カラスとの間柄(1) [まいでぃあらいふ]
もう十年以上前のことだが、我が家のテレビアンテナに大きな漆黒のカラスが何時も留まってあたかも自分の城の上から見下ろすような傲慢な態度に見えた。私が帰宅すると挨拶がわりにギャーと2回ぐらい鳴くのであったが、まだ中高生の子供達にすれすれぶつかるように飛んだりからかっているような感じを受けたものだった。
ある日、アンテナがよじれてテレビが映りにくくなったのだが、カラスの仕業に違いない、日頃子供をからかうは生意気だと、比較的大きな石をぶつけてやった。アンテナに留まっているたびに石をぶつけてそれが何度か続いた。
ある日帰宅したときのこと、カラスの鳴き声がやけに分厚いのに気が付き空を見てびっくり!十羽ぐらいの大きなカラスが頭上で舞っているではないか。それも時々急降下して明らかに威嚇している。素振り用の木刀と長い鎌を倉庫から持ち出し、おりてきたカラスにぶんまわした。勿論当たりはしなかったが奴らは手強いと思ってか騒ぎながらも飛去っていった。
それからであるが、何処を歩いていてもジッと監視されているのに気が付いた。田んぼ道の電柱の上だとか、高い木の上とか奴らは見張っている。しかも私が家に近づくとギャーギャー泣き叫び、他のカラスたちに私の存在を伝える。そうすると数羽のバカでかい奴らがばさばさ飛び交い大騒ぎを起こす。こんな事が今でも続いているわけだ。驚くべき事に、カラスどもに代々伝えられているだけでなく、近隣の連中まで皆私を警戒する。この界隈のカラスは私を見ると皆大騒ぎするのだ・・・。

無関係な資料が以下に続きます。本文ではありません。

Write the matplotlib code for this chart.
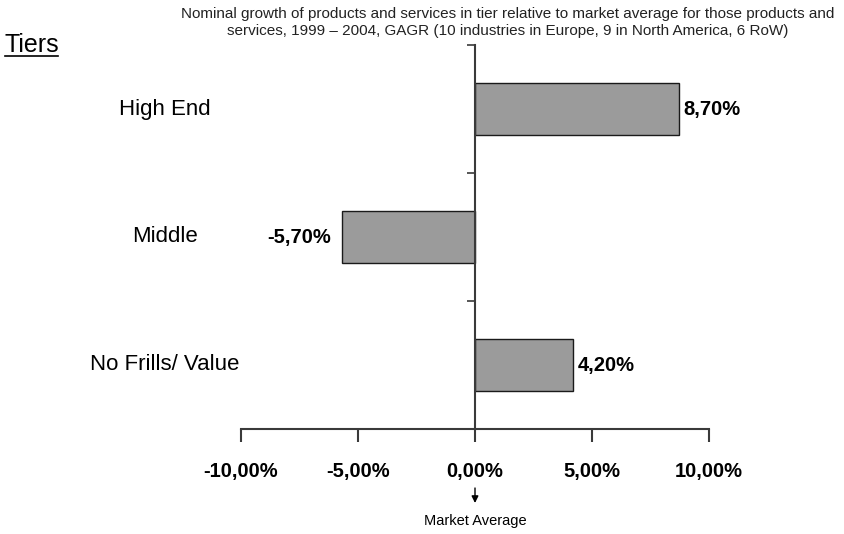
import matplotlib
matplotlib.use("Agg")
import matplotlib.pyplot as plt
from matplotlib.ticker import FuncFormatter, FixedLocator
from matplotlib.lines import Line2D

matplotlib.rcParams['font.family'] = ['Liberation Sans', 'DejaVu Sans']

tiers = ["High End", "Middle", "No Frills/ Value"]
growth = [8.7, -5.7, 4.2]
x_ticks = [-10, -5, 0, 5, 10]
title = ("Nominal growth of products and services in tier relative to market average for those products and\n"
         "services, 1999 \u2013 2004, GAGR (10 industries in Europe, 9 in North America, 6 RoW)")

AXIS = "#3a3a3a"
BAR = "#9b9b9b"


def pct(v, pos=None):
    return ("%.2f%%" % v).replace(".", ",")


fig = plt.figure(figsize=(8.45, 5.34), dpi=100)
ax = fig.add_axes([241 / 845, 1 - 429 / 534, 468 / 845, 384 / 534])

pos = [2 - i for i in range(len(tiers))]
ax.barh(pos, growth, height=0.4, color=BAR, edgecolor="#1a1a1a", linewidth=1.0, zorder=2)

for p, v in zip(pos, growth):
    if v >= 0:
        ax.text(v + 0.2, p, pct(v), ha="left", va="center", fontsize=14.5, fontweight="bold")
    else:
        ax.text(v - 0.45, p, pct(v), ha="right", va="center", fontsize=14.5, fontweight="bold")

ax.set_xlim(-10, 10)
ax.set_ylim(-0.5, 2.5)
ax.xaxis.set_major_locator(FixedLocator(x_ticks))
ax.xaxis.set_major_formatter(FuncFormatter(pct))
ax.yaxis.set_major_locator(FixedLocator([0.5, 1.5, 2.5]))
ax.set_yticklabels([])

for s in ["top", "right"]:
    ax.spines[s].set_visible(False)
ax.spines["left"].set_position(("data", 0))
ax.spines["left"].set_color(AXIS)
ax.spines["left"].set_linewidth(1.5)
ax.spines["bottom"].set_color(AXIS)
ax.spines["bottom"].set_linewidth(1.5)
ax.tick_params(axis="x", direction="out", length=9, width=1.5, color=AXIS, pad=15, labelsize=14.5)
ax.tick_params(axis="y", direction="out", length=6, width=1.2, color=AXIS)
for lab in ax.get_xticklabels():
    lab.set_fontweight("bold")

# category labels on the left
for p, t in zip(pos, tiers):
    fig.text(165 / 845, ax.transData.transform((0, p))[1] / fig.bbox.height, t,
             ha="center", va="center", fontsize=16)

fig.text(5 / 845, 1 - 45 / 534, "Tiers", ha="left", va="center", fontsize=18)
fig.add_artist(Line2D([5 / 845, 58 / 845], [1 - 56 / 534, 1 - 56 / 534], color="black", linewidth=1.2))

fig.text(508 / 845, 1 - 22.5 / 534, title, ha="center", va="center", fontsize=11,
         linespacing=1.3, color="#222222")

ax.annotate("", xy=(0, -0.5 - 74 / 128), xycoords="data",
            xytext=(0, -0.5 - 59 / 128), textcoords="data",
            arrowprops=dict(arrowstyle="-|>", color="black", lw=1, mutation_scale=10,
                            shrinkA=0, shrinkB=0),
            annotation_clip=False)
fig.text(475 / 845, 1 - 521 / 534, "Market Average", ha="center", va="center", fontsize=10.5)

fig.savefig("out.png", dpi=100, facecolor="white")
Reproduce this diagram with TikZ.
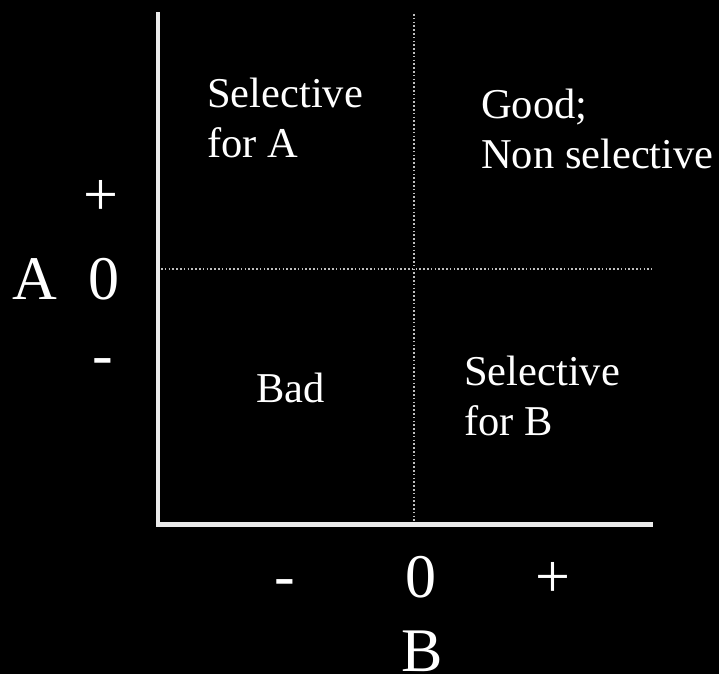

最近面白いことに気が付いた。車を降りて何時もいる木ノ上とかアンテナとかのカラスに向かい、サッと銃を構えるような身振りをすると大あわてで飛び立つのだ。これは面白い。道を歩いて電柱にいるやつにも試したが皆逃げ出す。ふーむ、奴らは銃で追い散らされた経験があるなと思った。田んぼに死んだカラスが吊されていることもあるぐらいだから。